The way I used to think about my life — I’m not married, but I have friends and relatives; I’m not a parent, but I have ties to the next generation — showed the opposite of what I had hoped. I was not free of the blueprint at all. I had unwittingly accepted the premise that a spouse and children should be at the center of adult life and tried to cast my own life as a reasonable approximation to that ideal.

The studies showing that people who marry typically do not become happier than they were when they were single, and that single people do more to maintain their ties with other people, are important. I will continue to write about them. But again, it is a way of accepting married life as the standard to use to evaluate single people.

Now I think that what’s most important about the research on single people’s social ties is not the average results — even though they reflect positively on single people — but the variability from one single person to another. Single people get to choose whether one person, no one person, or many people are going to be at the center of their lives.

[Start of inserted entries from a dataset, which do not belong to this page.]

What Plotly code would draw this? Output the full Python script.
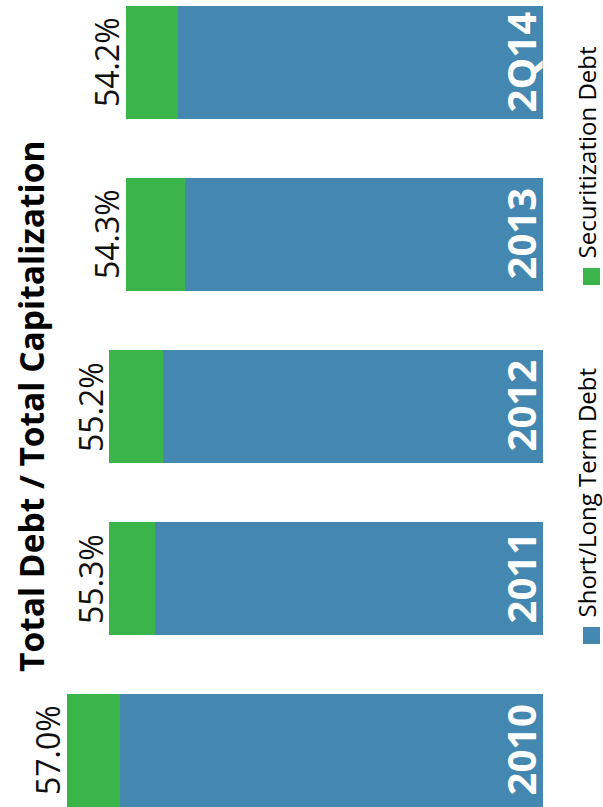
import plotly.graph_objects as go

# ---- data ----
categories = ["2010", "2011", "2012", "2013", "2Q14"]
short_long_debt = [54.5, 52.9, 52.5, 51.5, 51.8]      # bar segment (truncated % axis)
securitization_debt = [2.5, 2.1, 2.5, 2.75, 2.45]     # bar segment stacked on top
pct_labels = ["57.0%", "55.3%", "55.2%", "54.3%", "54.2%"]
series_names = ["Short/Long Term Debt", "Securitization Debt"]
chart_title = "Total Debt / Total Capitalization"

BLUE = "#4487b0"
GREEN = "#3bb54a"
FONT = "Open Sans"
W, H = 603, 807

fig = go.Figure()
fig.add_trace(go.Bar(y=categories, x=short_long_debt, orientation="h",
                     marker=dict(color=BLUE, line=dict(width=0)),
                     width=0.657, name=series_names[0], showlegend=False,
                     hoverinfo="skip"))
fig.add_trace(go.Bar(y=categories, x=securitization_debt, orientation="h",
                     marker=dict(color=GREEN, line=dict(width=0)),
                     width=0.657, name=series_names[1], showlegend=False,
                     hoverinfo="skip"))

annotations = []
totals = [a + b for a, b in zip(short_long_debt, securitization_debt)]
for i, (cat, tot, lab) in enumerate(zip(categories, totals, pct_labels)):
    annotations.append(dict(x=tot, y=i, xref="x", yref="y", text=lab,
                            textangle=-90, showarrow=False, xanchor="center",
                            yanchor="middle", xshift=-19,
                            font=dict(family=FONT, size=32, color="#111111")))
    annotations.append(dict(x=543 / W, y=i, xref="paper", yref="y",
                            text="<b>%s</b>" % cat, textangle=-90,
                            showarrow=False, xanchor="center", yanchor="middle",
                            xshift=-23,
                            font=dict(family=FONT, size=40, color="white")))

# title
annotations.append(dict(x=31 / W, y=1 - 406 / H, xref="paper", yref="paper",
                        text="<b>%s</b>" % chart_title, textangle=-90,
                        showarrow=False, xanchor="center", yanchor="middle",
                        font=dict(family=FONT, size=33.5, color="black")))

# custom rotated legend
shapes = []
legend_items = [(series_names[0], BLUE, 627), (series_names[1], GREEN, 268)]
for name, col, sq_top in legend_items:
    shapes.append(dict(type="rect", xref="paper", yref="paper",
                       x0=583 / W, x1=600 / W,
                       y0=1 - (sq_top + 17) / H, y1=1 - sq_top / H,
                       fillcolor=col, line=dict(width=0)))
    annotations.append(dict(x=585.5 / W, y=1 - (sq_top - 8) / H,
                            xref="paper", yref="paper", text=name,
                            textangle=-90, showarrow=False,
                            borderpad=0,
                            xanchor="center", yanchor="bottom",
                            font=dict(family=FONT, size=24, color="black")))

fig.update_layout(
    width=W, height=H,
    margin=dict(l=0, r=0, t=0, b=0),
    paper_bgcolor="white", plot_bgcolor="white",
    barmode="stack", bargap=0,
    xaxis=dict(range=[60.1, 34.8], domain=[0, 543 / W], visible=False,
               fixedrange=True),
    yaxis=dict(type="category", range=[-0.3285, 4.363], visible=False,
               fixedrange=True),
    annotations=annotations, shapes=shapes,
    showlegend=False,
)

fig.write_html("out.html", config={"displayModeBar": False},
               post_script="document.body.style.margin='0';document.body.style.overflow='hidden';")
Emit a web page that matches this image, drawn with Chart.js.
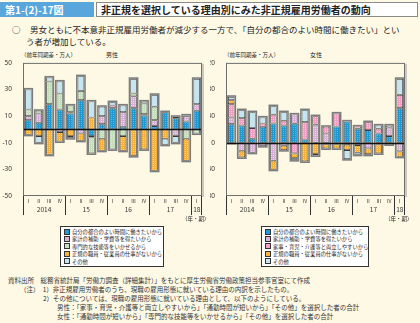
<!DOCTYPE html>
<html lang="ja">
<head>
<meta charset="utf-8">
<script src="https://cdn.jsdelivr.net/npm/chart.js@4.4.1/dist/chart.umd.min.js"></script>
<style>
  html, body { margin: 0; padding: 0; }
  body {
    width: 420px; height: 323px; position: relative; overflow: hidden;
    background: #fdf9e5; color: #222;
    font-family: 'Noto Sans CJK JP', 'Noto Sans', sans-serif;
  }
  .abs { position: absolute; white-space: nowrap; }
  #fig-no {
    left: 0; top: 2px; width: 94px; height: 15px; background: #58a6dc; color: #fff;
    font-weight: bold; font-size: 10px; line-height: 15px; padding-left: 5px; box-sizing: border-box;
  }
  #fig-title {
    left: 96px; top: 2px; width: 322px; height: 15px; background: #fff; border: 1px solid #8a8a8a;
    box-sizing: border-box; font-weight: bold; font-size: 10px; line-height: 13px; padding-left: 4px;
  }
  .lead { font-size: 8.5px; line-height: 12px; }
  .unit { font-size: 5.5px; top: 51px; }
  .sex { font-size: 6px; top: 50px; }
  .period { font-size: 5.5px; top: 215px; }
  .legend {
    top: 226px; height: 41px; background: #fff; border: 1px solid #333; box-sizing: border-box;
    padding: 2px 0 0 3px;
  }
  .legend .row { height: 7.4px; font-size: 5.3px; line-height: 7.4px; }
  .legend .sw {
    display: inline-block; width: 4px; height: 4px; border: 1px solid #333;
    vertical-align: middle; margin-right: 2px; position: relative; top: -1px;
  }
  .note { font-size: 6.5px; line-height: 9px; color: #333; }
  canvas { position: absolute; }
</style>
</head>
<body>
<div id="fig-no" class="abs">第1-(2)-17図</div>
<div id="fig-title" class="abs">非正規を選択している理由別にみた非正規雇用労働者の動向</div>

<div class="abs lead" style="left:12px; top:23px;">○</div>
<div class="abs lead" style="left:30px; top:23px;">男女ともに不本意非正規雇用労働者が減少する一方で、「自分の都合のよい時間に働きたい」とい</div>
<div class="abs lead" style="left:26px; top:35px;">う者が増加している。</div>

<div class="abs unit" style="left:21px;">（前年同期差・万人）</div>
<div class="abs sex" style="left:106px;">男性</div>
<div class="abs unit" style="left:224px;">（前年同期差・万人）</div>
<div class="abs sex" style="left:310px;">女性</div>

<canvas id="men-chart" width="210" height="164" style="left:0; top:56px;"></canvas>
<canvas id="women-chart" width="210" height="164" style="left:210px; top:56px;"></canvas>

<div class="abs period" style="left:182px;">（年・期）</div>
<div class="abs period" style="left:385px;">（年・期）</div>

<div id="men-legend" class="abs legend" style="left:60px; width:104px;"></div>
<div id="women-legend" class="abs legend" style="left:261px; width:108px;"></div>

<div class="abs note" style="left:8px; top:276px;">資料出所　総務省統計局「労働力調査（詳細集計）」をもとに厚生労働省労働政策担当参事官室にて作成</div>
<div class="abs note" style="left:20px; top:285px;">（注）　1）非正規雇用労働者のうち、現職の雇用形態に就いている理由の内訳を示したもの。</div>
<div class="abs note" style="left:43px; top:294px;">2）その他については、現職の雇用形態に就いている理由として、以下のようにしている。</div>
<div class="abs note" style="left:57px; top:303px;">男性：「家事・育児・介護等と両立しやすいから」「通勤時間が短いから」「その他」を選択した者の合計</div>
<div class="abs note" style="left:57px; top:312px;">女性：「通勤時間が短いから」「専門的な技能等をいかせるから」「その他」を選択した者の合計</div>

<script>
(function() {
  'use strict';

  // ── Categories ──
  var quarters = ['Ⅰ', 'Ⅱ', 'Ⅲ', 'Ⅳ', 'Ⅰ', 'Ⅱ', 'Ⅲ', 'Ⅳ', 'Ⅰ', 'Ⅱ', 'Ⅲ', 'Ⅳ', 'Ⅰ', 'Ⅱ', 'Ⅲ', 'Ⅳ', 'Ⅰ'];
  var years = ['2014', '15', '16', '17', '18'];

  // ── Men (前年同期差・万人) ──
  var menLabels = [
    '自分の都合のよい時間に働きたいから',
    '家計の補助・学費等を得たいから',
    '専門的な技能等をいかせるから',
    '正規の職員・従業員の仕事がないから',
    'その他'
  ];
  var menConvenient = [7, 5, 19, 15, 12, 22, -5, 4, 16, 2, 16, 10.5, 2.5, 13, 8.5, 6, 14];
  var menHousehold  = [3, 7, 0, -2, 1, -3, -1, 6, 2, 11, 9, 1, 4.5, 0, -5, 4, 5];
  var menSkills     = [5, 2, 17, 12, 5, 7, -12, -7, -15, -5, 2, 8, 10, 0, 0, -7, -3];
  var menNoRegular  = [-4, -5, -19, -7, -5, -5.5, 9, -9, 0, -11, -20, -15, -31, -7, 1, -16.5, 0];
  var menOther      = [15, -5, 3, 9, -1.5, 11, 12, 7, 2.5, 5, 11, 1.5, 9, -4.5, -5, 0.5, 19];

  // ── Women (前年同期差・万人) ──
  var womenLabels = [
    '自分の都合のよい時間に働きたいから',
    '家計の補助・学費等を得たいから',
    '家事・育児・介護等と両立しやすいから',
    '正規の職員・従業員の仕事がないから',
    'その他'
  ];
  var womenConvenient = [28, 26, 6, 24, 29, 26, 28.5, 5, 0, -2.5, 24.5, 32, 21, 19, 14, 10, 52];
  var womenHousehold  = [10, -12, -15, -5, -27, -4.5, 14, 0, 27, 14, -2.5, -3, -3.5, -8.5, -2.5, 13, -13];
  var womenFamily     = [20, 11, 16, 5, 13, 7, -16, 26, 13, 10, 19.5, 0, 3.5, 12, 7, -2.5, 20];
  var womenNoRegular  = [6, -10, 0, 0, -13.5, -6.5, -7, -28, -17, -6, -6, -8, -11.5, -8.5, -13.5, 0, -8];
  var womenOther      = [5, 12, 24, 9, 13, 13, -3, 18, -2, 0, 0, -13.5, -3, -1, 5, 3, 24];

  // ── Axis ranges ──
  var menTicks = { min: -50, max: 50, step: 20 };
  var womenTicks = { min: -80, max: 120, step: 40 };

  // ── Fill styles (fine dotted texture) ──
  function dotted(base, dot) {
    var c = document.createElement('canvas');
    c.width = 2; c.height = 2;
    var g = c.getContext('2d');
    g.fillStyle = base; g.fillRect(0, 0, 2, 2);
    g.fillStyle = dot; g.fillRect(1, 1, 1, 1);
    return g.createPattern(c, 'repeat');
  }
  var COL = {
    blue:     { swatch: '#229bd4', fill: dotted('#1f98d2', '#5bb5e2') },
    lavender: { swatch: '#d8b6da', fill: dotted('#d4b0d7', '#ead8ec') },
    green:    { swatch: '#c8e1c2', fill: dotted('#c3ddbc', '#dcecd8') },
    pink:     { swatch: '#f1a4c8', fill: dotted('#ee9dc3', '#f8c8de') },
    orange:   { swatch: '#f6b542', fill: dotted('#f5b139', '#fbd489') },
    sky:      { swatch: '#c4e5f1', fill: '#c4e5f1' }
  };

  // ── Draws stack outline, frame, zero line, two-level x labels ──
  var framePlugin = {
    id: 'frame',
    afterDatasetsDraw: function(chart) {
      var ctx = chart.ctx;
      var area = chart.chartArea;
      var xs = chart.scales.x;
      var ys = chart.scales.y;
      var n = chart.data.labels.length;

      // outline round each stacked bar
      for (var i = 0; i < n; i++) {
        var top = Infinity, bot = -Infinity, bx = 0, bw = 0;
        for (var d = 0; d < chart.data.datasets.length; d++) {
          var el = chart.getDatasetMeta(d).data[i];
          if (!el || !chart.data.datasets[d].data[i]) continue;
          top = Math.min(top, el.y, el.base);
          bot = Math.max(bot, el.y, el.base);
          bx = el.x; bw = el.width;
        }
        if (top === Infinity) continue;
        ctx.save();
        ctx.strokeStyle = '#7d7d7d';
        ctx.lineWidth = 1.6;
        ctx.strokeRect(bx - bw / 2 - 0.8, top - 0.8, bw + 1.6, bot - top + 1.6);
        ctx.restore();
      }

      ctx.save();
      // zero line
      var y0 = Math.round(ys.getPixelForValue(0)) + 0.5;
      ctx.strokeStyle = '#111';
      ctx.lineWidth = 1.4;
      ctx.beginPath();
      ctx.moveTo(area.left, y0);
      ctx.lineTo(area.right, y0);
      ctx.stroke();

      // plot frame
      ctx.strokeStyle = '#6f6f6f';
      ctx.lineWidth = 1;
      ctx.strokeRect(area.left + 0.5, area.top + 0.5, area.right - area.left - 1, area.bottom - area.top - 1);
      ctx.strokeStyle = '#9a9a9a';
      ctx.beginPath();
      ctx.moveTo(area.right + 1, area.top + 1);
      ctx.lineTo(area.right + 1, area.bottom + 1);
      ctx.stroke();

      // quarter labels
      ctx.fillStyle = '#333';
      ctx.textAlign = 'center';
      ctx.textBaseline = 'middle';
      ctx.font = '5px "Noto Sans CJK JP", sans-serif';
      for (var q = 0; q < n; q++) {
        ctx.fillText(chart.data.labels[q], xs.getPixelForValue(q), area.bottom + 5.5);
      }

      // year groups: separators + labels
      var starts = [];
      for (var k = 0; k < n; k++) if (chart.data.labels[k] === 'Ⅰ') starts.push(k);
      ctx.strokeStyle = '#333';
      ctx.lineWidth = 1;
      ctx.font = '6.5px "Noto Sans CJK JP", sans-serif';
      for (var g = 0; g < starts.length; g++) {
        var s = starts[g];
        var e = g + 1 < starts.length ? starts[g + 1] - 1 : n - 1;
        var left = s === 0 ? area.left : (xs.getPixelForValue(s - 1) + xs.getPixelForValue(s)) / 2;
        var right = e === n - 1 ? area.right : (xs.getPixelForValue(e) + xs.getPixelForValue(e + 1)) / 2;
        ctx.beginPath();
        ctx.moveTo(Math.round(left) + 0.5, area.bottom);
        ctx.lineTo(Math.round(left) + 0.5, area.bottom + 19);
        ctx.stroke();
        if (e === n - 1) {
          ctx.beginPath();
          ctx.moveTo(Math.round(right) - 0.5, area.bottom);
          ctx.lineTo(Math.round(right) - 0.5, area.bottom + 19);
          ctx.stroke();
        }
        ctx.fillText(years[g], (xs.getPixelForValue(s) + xs.getPixelForValue(e)) / 2, area.bottom + 13.5);
      }
      ctx.restore();
    }
  };

  // ── Build one chart ──
  function buildChart(id, labels, series, colors, range, axisWidth, padRight) {
    var datasets = [];
    for (var i = 0; i < series.length; i++) {
      datasets.push({
        label: labels[i],
        data: series[i],
        backgroundColor: COL[colors[i]].fill,
        borderColor: '#3a3a3a',
        borderWidth: 0.8,
        borderSkipped: false,
        barPercentage: 0.62,
        categoryPercentage: 1
      });
    }
    return new Chart(document.getElementById(id), {
      type: 'bar',
      data: { labels: quarters, datasets: datasets },
      options: {
        responsive: false,
        animation: false,
        events: [],
        layout: { padding: { top: 6, right: padRight, bottom: 24, left: 0 } },
        plugins: { legend: { display: false }, tooltip: { enabled: false } },
        scales: {
          x: { stacked: true, display: false },
          y: {
            stacked: true,
            min: range.min,
            max: range.max,
            afterFit: function(s) { s.width = axisWidth; },
            ticks: {
              stepSize: range.step,
              padding: 3,
              color: '#333',
              font: { size: 6.5, family: "'Noto Sans', sans-serif" }
            },
            grid: { display: false },
            border: { display: false }
          }
        }
      },
      plugins: [framePlugin]
    });
  }

  // ── Legend boxes ──
  function buildLegend(id, labels, colors) {
    var html = '';
    for (var i = 0; i < labels.length; i++) {
      html += '<div class="row"><span class="sw" style="background:' + COL[colors[i]].swatch + ';"></span>' + labels[i] + '</div>';
    }
    document.getElementById(id).innerHTML = html;
  }

  var menColors = ['blue', 'lavender', 'green', 'orange', 'sky'];
  var womenColors = ['blue', 'lavender', 'pink', 'orange', 'sky'];

  buildChart('men-chart', menLabels,
    [menConvenient, menHousehold, menSkills, menNoRegular, menOther],
    menColors, menTicks, 23, 8);
  buildChart('women-chart', womenLabels,
    [womenConvenient, womenHousehold, womenFamily, womenNoRegular, womenOther],
    womenColors, womenTicks, 16, 15);

  buildLegend('men-legend', menLabels, menColors);
  buildLegend('women-legend', womenLabels, womenColors);
})();
</script>
</body>
</html>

Really throwing away the blueprint, freeing yourself from its tentacles, means thinking about your life in a more open-minded way. To answer the question of what your life is about if you don’t marry or have kids, the first and most important step is to dispense with the marriage and children part of the question. Ask instead what makes your life meaningful and fulfilling. When you think about it that way, there are no limits to how you might answer.

For me, my research and writing and speaking on single people and single life has been more meaningful than I could ever have imagined. It’s not just work, and it is not just an interest. It is a passion.

Fulfillment for me comes from the people in my life and the place where I live — so reliably sunny, I can walk along the bluffs of the Pacific Ocean all year round.

I am also deeply fulfilled by an aspect of my life that is supposed to scare me out of being single. I am alone. I don’t mean that I don’t have friends or relatives who matter to me — I do. I mean that I live alone. In a place all my own, I can think with my whole mind and feel with all my heart. Home, to me, is a place of peace and contemplation. With “alone” defined as living in a place that is mine alone, I hope that I will continue to grow old alone and even die alone.

At 65, I’m still figuring out how to break completely free of the marriage-plus-children blueprint for how to live, and how to evaluate a life. It will be easier for the coming generations. People stay single longer than they did when I was young. According to a Pew research report, when today’s young adults reach the age of 50, about one in four of them will have been single all their lives. Just having so many other people along for the single ride is itself validating. As for single people with few single friends or relatives nearby, all they need to do is search online. There, they will find blogs about living single and even an online community for people who want to live their single lives fully, joyfully, and free of stereotyping and stigma. The selection of books is more affirming, too. There are myth-busting books, writings that reclaim the term spinster, and accounts of the lives of lifelong single people, among many others. Also available are empowering TED talks about single life. Today’s young single people may also discover that there is a name for people who live their best lives by living single — they are “single at heart.” I can’t wait to see how their lives unfold.